Outra questão diz respeito aos delitos cometidos após a sentença. O artigo 182 da Lei n. 11.101/2005, quando aplicado literalmente, pode entrar em conflito com os princípios de razoabilidade, proporcionalidade e a lógica da prescrição no direito penal. Esses conflitos evidenciam a necessidade de uma interpretação que concilie a norma especial com os fundamentos do sistema penal brasileiro.

Explica-se. Se um crime é praticado mais de dois anos após a sentença, pela literalidade do artigo 182, ele já estaria, em tese, prescrito antes de sua própria existência. Essa dinâmica evidentemente viola a lógica do sistema penal, que presume o transcurso de um período, ainda que mínimo, para que a prescrição se opere.

Não obstante, é sabido que a prescrição tem como um de seus objetivos assegurar que o Estado exerça seu poder de punir em um prazo razoável, respeitando o devido processo legal.

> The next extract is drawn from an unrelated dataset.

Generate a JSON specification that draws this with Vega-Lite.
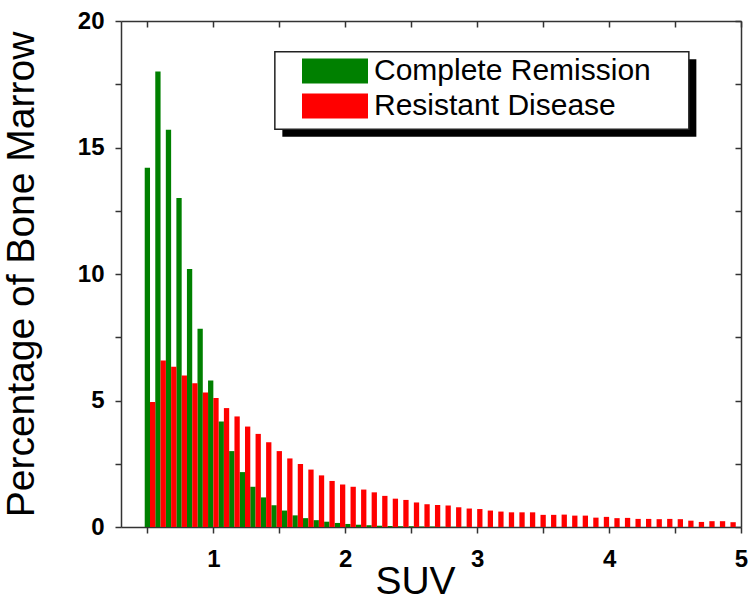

A contagem a partir de um momento arbitrário, como a decretação da falência, compromete essa finalidade, pois ignora o tempo transcorrido entre a prática do crime e o início de uma possível investigação.

Dada a incompatibilidade descrita, interpretações ou ajustes legislativos poderiam alinhar a aplicação do artigo 182 com os princípios do Código Penal. Vejamos algumas alternativas:

  • Contar a prescrição a partir da consumação do crime, mas suspender o prazo até que a decretação da falência ou equivalente ocorra (condição objetiva de punibilidade); ou
  • Aplicar o artigo 182 apenas aos crimes praticados antes da sentença, respeitando o marco da consumação para crimes posteriores; 

Portanto, diante das inconsistências e desafios interpretativos relacionados à prescrição dos crimes falimentares no sistema penal brasileiro, especialmente nos casos praticados após a decretação da falência ou concessão da recuperação, mostra-se necessário que se busquem alternativas que promovam maior coerência e segurança jurídica. Muito embora seja bem-vindo um ajuste legislativo, são possíveis soluções por meio de interpretações jurisprudenciais, sendo fundamental, em ambos os casos, que se lide com a lacuna de maneira consistente, fortalecendo a eficácia da justiça penal e a confiança no ordenamento jurídico.